2009-09-03 – SEMINAR by Thomas Kalscheuer: Radiomagnetotelluric 2-D forward and inverse modelling with displacement currents
3 September, 2009 (11:15 GMT), 5 Merrion Square, Dublin 2.
Speaker: Thomas Kalscheuer, ETH Zuerich, Switzerland.
Title: Radiomagnetotelluric 2-D forward and inverse modelling with displacement currents.
Electromagnetic surface measurements with the radiomagnetotelluric (RMT) method in the frequency range between 10 and 300 kHz are typically interpreted in the quasi-static approximation, that is, assuming displacement currents are negligible. In this paper, the dielectric effect of displacement currents on RMT responses over resistive subsurface models is studied with a 2-D forward and inverse scheme that can operate both in the quasi-static approximation and including displacement currents. Forward computations of simple models exemplify how responses that allow for displacement currents deviate from responses computed in the quasi-static approximation. The differences become most obvious for highly resistive subsurface models of about 3000 Ohm*m and more and at high frequencies. For such cases, the apparent resistivities and phases of the transverse magnetic (TM) and transverse electric (TE) modes are significantly smaller than in the quasi-static approximation. Along profiles traversing 2-D subsurface models, sign reversals in the real part of the vertical magnetic transfer function (VMT) are often more pronounced than in the quasi-static approximation. On both sides of such sign reversals, the responses computed including displacement currents are larger than typical measurement errors.

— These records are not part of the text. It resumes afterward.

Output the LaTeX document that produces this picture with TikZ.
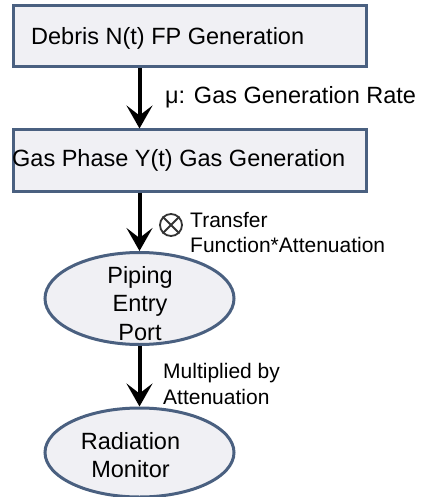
\documentclass[tikz,border=0pt]{standalone}
\usepackage{fontspec}
\setmainfont{Liberation Sans}
\usetikzlibrary{arrows.meta,shapes.geometric}
\definecolor{edgeblue}{HTML}{4A6080}
\definecolor{boxfill}{HTML}{F0F0F4}
\begin{document}
\begin{tikzpicture}[x=1pt,y=-1pt,
  box/.style={draw=edgeblue, fill=boxfill, line width=3pt, minimum width=353pt, minimum height=61pt, inner sep=0pt},
  oval/.style={ellipse, draw=edgeblue, fill=boxfill, line width=3pt, minimum width=189pt, minimum height=92pt, inner sep=0pt},
  maintext/.style={font=\fontsize{23.5}{28.5}\selectfont, inner sep=0pt, align=center},
  labeltext/.style={font=\fontsize{21}{25.5}\selectfont, inner sep=0pt, align=left},
  flow/.style={line width=4pt, -{Stealth[length=23pt,width=26pt,inset=10pt]}},
  ]
\useasboundingbox (0,0) rectangle (420,497);
\node[box] (b1) at (190,36) {};
\node[maintext, anchor=base west] (t1) at (31,45) {Debris N(t) FP Generation};
\node[box] (b2) at (190,160.5) {};
\node[maintext, anchor=base west] (t2) at (12,166) {Gas Phase Y(t) Gas Generation};
\node[oval] (e1) at (139.5,298.5) {};
\node[maintext] (t3) at (140,303.5) {Piping\\Entry\\Port};
\node[oval, minimum height=89pt] (e2) at (139.5,452.5) {};
\node[maintext] (t4) at (130.5,455) {Radiation\\Monitor};
\draw[flow] (b1.south -| e1) -- (b2.north -| e1);
\draw[flow] (b2.south -| e1) -- (e1.north);
\draw[flow] (e1.south) -- (e2.north);
\node[maintext, anchor=base west] (l1) at (165,104) {μ: Gas Generation Rate};
\node[circle, draw=black!80, line width=1.8pt, minimum size=22pt, inner sep=0pt] (ot) at (171,225) {};
\draw[black!80, line width=1.8pt] (ot.north west) -- (ot.south east) (ot.north east) -- (ot.south west);
\node[labeltext, anchor=west] (l2) at (190,232.5) {Transfer\\Function*Attenuation};
\node[labeltext, anchor=west] (l3) at (163,384) {Multiplied by\\Attenuation};
\end{tikzpicture}
\end{document}
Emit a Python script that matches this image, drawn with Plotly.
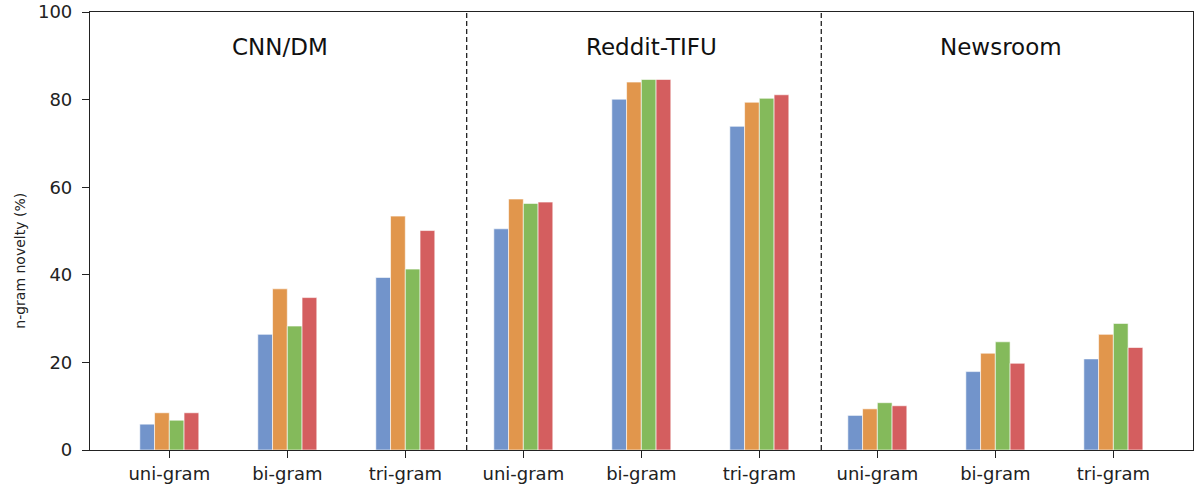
import plotly.graph_objects as go

categories = ["uni-gram", "bi-gram", "tri-gram"] * 3
datasets = ["CNN/DM", "Reddit-TIFU", "Newsroom"]
series_names = ["Model A", "Model B", "Model C", "Model D"]
series_a = [5.9, 26.4, 39.4, 50.5, 80.1, 73.9, 7.9, 17.9, 20.8]
series_b = [8.5, 36.8, 53.4, 57.3, 84.0, 79.4, 9.4, 22.1, 26.4]
series_c = [6.8, 28.3, 41.3, 56.3, 84.6, 80.3, 10.8, 24.7, 28.9]
series_d = [8.5, 34.8, 50.1, 56.6, 84.6, 81.1, 10.1, 19.8, 23.4]
y_ticks = [0, 20, 40, 60, 80, 100]

colors = ["#7294cb", "#e1964c", "#84ba5b", "#d45e5f"]
xs = list(range(len(categories)))

fig = go.Figure()
for name, vals, c in zip(series_names, [series_a, series_b, series_c, series_d], colors):
    fig.add_trace(go.Bar(x=xs, y=vals, name=name, marker_color=c,
                         marker_line=dict(color="white", width=0.6)))

for xv in [2.52, 5.525]:
    fig.add_shape(type="line", x0=xv, x1=xv, y0=0, y1=100, xref="x", yref="y",
                  line=dict(color="#222222", width=1.3, dash="5px,3px"))

for name, xv in zip(datasets, [0.94, 4.09, 7.05]):
    fig.add_annotation(x=xv, y=92, text=name, showarrow=False, xref="x", yref="y",
                       font=dict(family="DejaVu Sans", size=23, color="#111111"))

fig.add_annotation(x=-0.0635, y=0.432, xref="paper", yref="paper", text="n-gram novelty (%)",
                   textangle=-90, showarrow=False, xanchor="center", yanchor="middle",
                   font=dict(family="DejaVu Sans", size=14, color="#222222"))

fig.update_layout(
    width=1194, height=488,
    margin=dict(l=90, r=1, t=12, b=38, autoexpand=False),
    plot_bgcolor="white", paper_bgcolor="white",
    barmode="group", bargap=0.5, bargroupgap=0,
    showlegend=False,
    font=dict(family="DejaVu Sans", color="#222222"),
)
fig.update_xaxes(range=[-0.672, 8.675], tickvals=xs, ticktext=categories,
                 ticks="outside", ticklen=7, tickcolor="#222222",
                 tickfont=dict(size=18), ticklabelstandoff=0,
                 showline=True, linecolor="#222222", automargin=False,
                 linewidth=1.2, mirror=True, showgrid=False, zeroline=False)
fig.update_yaxes(range=[0, 100], tickvals=y_ticks, ticks="outside", ticklen=7,
                 tickcolor="#222222", tickfont=dict(size=18), ticklabelstandoff=6,
                 showline=True, automargin=False,
                 linecolor="#222222", linewidth=1.2, mirror=True, showgrid=False,
                 zeroline=False)

fig.write_html("out.html", config={"displayModeBar": False},
               post_script="document.body.style.margin='0px';document.body.style.padding='0px';")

The 2-D inversion of synthetic data computed including displacement currents demonstrates that serious misinterpretations in the form of artefacts in inverse models can be made if displacement currents are neglected during the inversion. Hence, the inclusion of the dielectric effect is a crucial improvement over existing quasi-static 2-D inverse schemes. Synthetic data from a 2-D model with constant dielectric permittivity and a conductive block buried in a highly resistive layer, which in turn is underlain by a conductive layer, are inverted. In the quasi-static inverse model, the depth to the conductive structures is overestimated, artefactual resistors appear on both sides of the conductive block and a spurious conductive layer is imaged at the surface. High-frequency RMT field data from Avro, Sweden, are re-interpreted using the newly developed 2-D inversion scheme that includes displacement currents. In contrast to previous quasi-static modelling, the new inverse models have electrical resistivity values comparable to a normal-resistivity borehole log and boundaries between resistive and conductive structures, which correlate with the positions of seismic rejecters.